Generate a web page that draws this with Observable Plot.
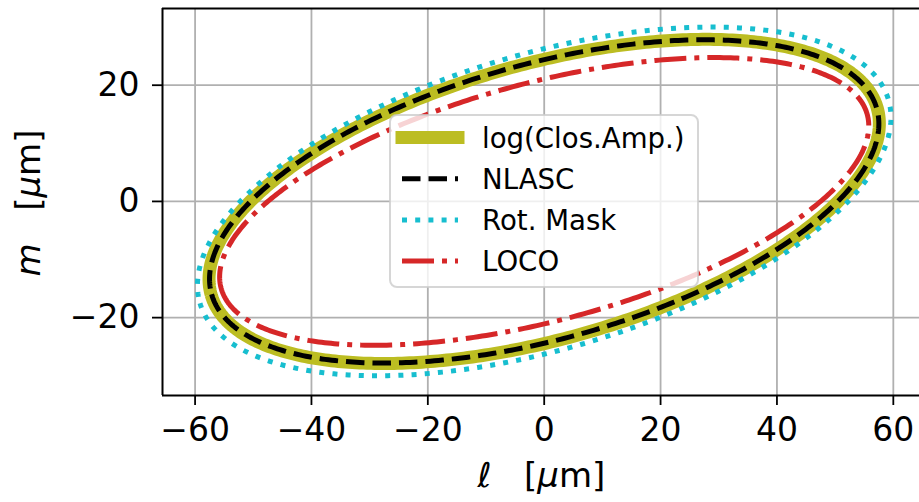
<!DOCTYPE html>
<html>
<head>
<meta charset="utf-8">
<script src="https://cdn.jsdelivr.net/npm/d3@7"></script>
<script src="https://cdn.jsdelivr.net/npm/@observablehq/plot@0.6"></script>
<style>
  html, body { margin: 0; padding: 0; background: #fff; }
  #wrap { position: relative; width: 919px; height: 502px; font-family: "DejaVu Sans", sans-serif; overflow: hidden; }
  .lab { position: absolute; font-size: 34px; line-height: 1; white-space: pre; color: #000; }
</style>
</head>
<body>
<div id="wrap"></div>
<script>
// ---- data (ellipse parameters, in µm / degrees) ----
const seriesNames = ["log(Clos.Amp.)", "NLASC", "Rot. Mask", "LOCO"];
const semiMajor   = [59.45, 59.35, 61.7, 57.5];
const semiMinor   = [23.7, 23.65, 25.4, 20.45];
const tiltDeg     = [15.65, 15.6, 16.5, 15.05];
const xTicks = [-60, -40, -20, 0, 20, 40, 60];
const yTicks = [-20, 0, 20];
const xDomain = [-65.6, 64.5];
const yDomain = [-33.4, 33.2];

// ---- styles ----
const styles = [
  {stroke: "#bcbd22", strokeWidth: 13, strokeDasharray: null},
  {stroke: "#000000", strokeWidth: 5, strokeDasharray: "18.5,8"},
  {stroke: "#17becf", strokeWidth: 5, strokeDasharray: "5,8.2"},
  {stroke: "#d62728", strokeWidth: 5, strokeDasharray: "32,8,5,8"}
];

// ellipse outline points from each series' parameters
const N = 480;
const curves = seriesNames.map((name, i) => {
  const a = semiMajor[i], b = semiMinor[i], th = tiltDeg[i] * Math.PI / 180;
  const pts = [];
  for (let k = 0; k <= N; k++) {
    const t = Math.PI + 2 * Math.PI * k / N;
    pts.push({
      series: name,
      l: a * Math.cos(t) * Math.cos(th) - b * Math.sin(t) * Math.sin(th),
      m: a * Math.cos(t) * Math.sin(th) + b * Math.sin(t) * Math.cos(th)
    });
  }
  return pts;
});

const chart = Plot.plot({
  width: 919,
  height: 502,
  marginLeft: 162,
  marginRight: 0,
  marginTop: 8,
  marginBottom: 107,
  style: {fontFamily: "DejaVu Sans, sans-serif", fontSize: "33px", color: "#000", background: "#fff"},
  x: {domain: xDomain},
  y: {domain: yDomain},
  marks: [
    Plot.gridX(xTicks, {stroke: "#b0b0b0", strokeOpacity: 1, strokeWidth: 1.8}),
    Plot.gridY(yTicks, {stroke: "#b0b0b0", strokeOpacity: 1, strokeWidth: 1.8}),
    ...curves.map((pts, i) => Plot.line(pts, {
      x: "l", y: "m",
      stroke: styles[i].stroke,
      strokeWidth: styles[i].strokeWidth,
      strokeDasharray: styles[i].strokeDasharray,
      strokeLinecap: "butt",
      strokeLinejoin: "round",
      curve: "linear"
    })),
    Plot.ruleX([xDomain[0]], {stroke: "#000", strokeWidth: 2}),
    Plot.ruleY(yDomain, {stroke: "#000", strokeWidth: 2}),
    Plot.axisX(xTicks, {tickSize: 10, tickPadding: 12, strokeWidth: 1.8, fontSize: 33, label: null}),
    Plot.axisY(yTicks, {tickSize: 10, tickPadding: 13, strokeWidth: 1.8, fontSize: 33, label: null})
  ]
});

const wrap = document.getElementById("wrap");
wrap.appendChild(chart);

// ---- axis labels ----
const xl = document.createElement("div");
xl.className = "lab";
xl.innerHTML = '<i>ℓ</i>   [<i>μ</i>m]';
xl.style.left = "0px"; xl.style.width = "1083px"; xl.style.textAlign = "center";
xl.style.top = "458px";
wrap.appendChild(xl);

const yl = document.createElement("div");
yl.className = "lab";
yl.innerHTML = '<i>m</i>   [<i>μ</i>m]';
yl.style.left = "28px"; yl.style.top = "203px";
yl.style.transform = "translate(-50%, -50%) rotate(-90deg)";
wrap.appendChild(yl);

// ---- legend ----
const ns = "http://www.w3.org/2000/svg";
const lg = document.createElementNS(ns, "svg");
lg.setAttribute("width", 919); lg.setAttribute("height", 502);
lg.style.position = "absolute"; lg.style.left = "0"; lg.style.top = "0";
const box = document.createElementNS(ns, "rect");
box.setAttribute("x", 390); box.setAttribute("y", 115);
box.setAttribute("width", 308); box.setAttribute("height", 172);
box.setAttribute("rx", 7);
box.setAttribute("fill", "rgba(255,255,255,0.8)");
box.setAttribute("stroke", "rgba(204,204,204,0.8)");
box.setAttribute("stroke-width", 2);
lg.appendChild(box);
seriesNames.forEach((name, i) => {
  const cy = 137.5 + i * 41.2;
  const ln = document.createElementNS(ns, "line");
  ln.setAttribute("x1", 402); ln.setAttribute("x2", 458);
  ln.setAttribute("y1", cy); ln.setAttribute("y2", cy);
  ln.setAttribute("stroke", styles[i].stroke);
  ln.setAttribute("stroke-width", styles[i].strokeWidth);
  ln.setAttribute("stroke-linecap", i === 0 ? "square" : "butt");
  if (styles[i].strokeDasharray) ln.setAttribute("stroke-dasharray", styles[i].strokeDasharray);
  lg.appendChild(ln);
  const tx = document.createElementNS(ns, "text");
  tx.setAttribute("x", 482); tx.setAttribute("y", cy + 10);
  tx.setAttribute("font-family", "DejaVu Sans, sans-serif");
  tx.setAttribute("font-size", 27.6);
  tx.setAttribute("fill", "#000");
  tx.textContent = name;
  lg.appendChild(tx);
});
wrap.appendChild(lg);
</script>
</body>
</html>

____________

--- Instructions to follow ---
Working from the material above, transcribe it exactly while omitting pictures.

--- Response to the task ---
Generate a web page that draws this with Observable Plot.
<!DOCTYPE html>
<html>
<head>
<meta charset="utf-8">
<script src="https://cdn.jsdelivr.net/npm/d3@7"></script>
<script src="https://cdn.jsdelivr.net/npm/@observablehq/plot@0.6"></script>
<style>
  html, body { margin: 0; padding: 0; background: #fff; }
  #wrap { position: relative; width: 919px; height: 502px; font-family: "DejaVu Sans", sans-serif; overflow: hidden; }
  .lab { position: absolute; font-size: 34px; line-height: 1; white-space: pre; color: #000; }
</style>
</head>
<body>
<div id="wrap"></div>
<script>
// ---- data (ellipse parameters, in µm / degrees) ----
const seriesNames = ["log(Clos.Amp.)", "NLASC", "Rot. Mask", "LOCO"];
const semiMajor   = [59.45, 59.35, 61.7, 57.5];
const semiMinor   = [23.7, 23.65, 25.4, 20.45];
const tiltDeg     = [15.65, 15.6, 16.5, 15.05];
const xTicks = [-60, -40, -20, 0, 20, 40, 60];
const yTicks = [-20, 0, 20];
const xDomain = [-65.6, 64.5];
const yDomain = [-33.4, 33.2];

// ---- styles ----
const styles = [
  {stroke: "#bcbd22", strokeWidth: 13, strokeDasharray: null},
  {stroke: "#000000", strokeWidth: 5, strokeDasharray: "18.5,8"},
  {stroke: "#17becf", strokeWidth: 5, strokeDasharray: "5,8.2"},
  {stroke: "#d62728", strokeWidth: 5, strokeDasharray: "32,8,5,8"}
];

// ellipse outline points from each series' parameters
const N = 480;
const curves = seriesNames.map((name, i) => {
  const a = semiMajor[i], b = semiMinor[i], th = tiltDeg[i] * Math.PI / 180;
  const pts = [];
  for (let k = 0; k <= N; k++) {
    const t = Math.PI + 2 * Math.PI * k / N;
    pts.push({
      series: name,
      l: a * Math.cos(t) * Math.cos(th) - b * Math.sin(t) * Math.sin(th),
      m: a * Math.cos(t) * Math.sin(th) + b * Math.sin(t) * Math.cos(th)
    });
  }
  return pts;
});

const chart = Plot.plot({
  width: 919,
  height: 502,
  marginLeft: 162,
  marginRight: 0,
  marginTop: 8,
  marginBottom: 107,
  style: {fontFamily: "DejaVu Sans, sans-serif", fontSize: "33px", color: "#000", background: "#fff"},
  x: {domain: xDomain},
  y: {domain: yDomain},
  marks: [
    Plot.gridX(xTicks, {stroke: "#b0b0b0", strokeOpacity: 1, strokeWidth: 1.8}),
    Plot.gridY(yTicks, {stroke: "#b0b0b0", strokeOpacity: 1, strokeWidth: 1.8}),
    ...curves.map((pts, i) => Plot.line(pts, {
      x: "l", y: "m",
      stroke: styles[i].stroke,
      strokeWidth: styles[i].strokeWidth,
      strokeDasharray: styles[i].strokeDasharray,
      strokeLinecap: "butt",
      strokeLinejoin: "round",
      curve: "linear"
    })),
    Plot.ruleX([xDomain[0]], {stroke: "#000", strokeWidth: 2}),
    Plot.ruleY(yDomain, {stroke: "#000", strokeWidth: 2}),
    Plot.axisX(xTicks, {tickSize: 10, tickPadding: 12, strokeWidth: 1.8, fontSize: 33, label: null}),
    Plot.axisY(yTicks, {tickSize: 10, tickPadding: 13, strokeWidth: 1.8, fontSize: 33, label: null})
  ]
});

const wrap = document.getElementById("wrap");
wrap.appendChild(chart);

// ---- axis labels ----
const xl = document.createElement("div");
xl.className = "lab";
xl.innerHTML = '<i>ℓ</i>   [<i>μ</i>m]';
xl.style.left = "0px"; xl.style.width = "1083px"; xl.style.textAlign = "center";
xl.style.top = "458px";
wrap.appendChild(xl);

const yl = document.createElement("div");
yl.className = "lab";
yl.innerHTML = '<i>m</i>   [<i>μ</i>m]';
yl.style.left = "28px"; yl.style.top = "203px";
yl.style.transform = "translate(-50%, -50%) rotate(-90deg)";
wrap.appendChild(yl);

// ---- legend ----
const ns = "http://www.w3.org/2000/svg";
const lg = document.createElementNS(ns, "svg");
lg.setAttribute("width", 919); lg.setAttribute("height", 502);
lg.style.position = "absolute"; lg.style.left = "0"; lg.style.top = "0";
const box = document.createElementNS(ns, "rect");
box.setAttribute("x", 390); box.setAttribute("y", 115);
box.setAttribute("width", 308); box.setAttribute("height", 172);
box.setAttribute("rx", 7);
box.setAttribute("fill", "rgba(255,255,255,0.8)");
box.setAttribute("stroke", "rgba(204,204,204,0.8)");
box.setAttribute("stroke-width", 2);
lg.appendChild(box);
seriesNames.forEach((name, i) => {
  const cy = 137.5 + i * 41.2;
  const ln = document.createElementNS(ns, "line");
  ln.setAttribute("x1", 402); ln.setAttribute("x2", 458);
  ln.setAttribute("y1", cy); ln.setAttribute("y2", cy);
  ln.setAttribute("stroke", styles[i].stroke);
  ln.setAttribute("stroke-width", styles[i].strokeWidth);
  ln.setAttribute("stroke-linecap", i === 0 ? "square" : "butt");
  if (styles[i].strokeDasharray) ln.setAttribute("stroke-dasharray", styles[i].strokeDasharray);
  lg.appendChild(ln);
  const tx = document.createElementNS(ns, "text");
  tx.setAttribute("x", 482); tx.setAttribute("y", cy + 10);
  tx.setAttribute("font-family", "DejaVu Sans, sans-serif");
  tx.setAttribute("font-size", 27.6);
  tx.setAttribute("fill", "#000");
  tx.textContent = name;
  lg.appendChild(tx);
});
wrap.appendChild(lg);
</script>
</body>
</html>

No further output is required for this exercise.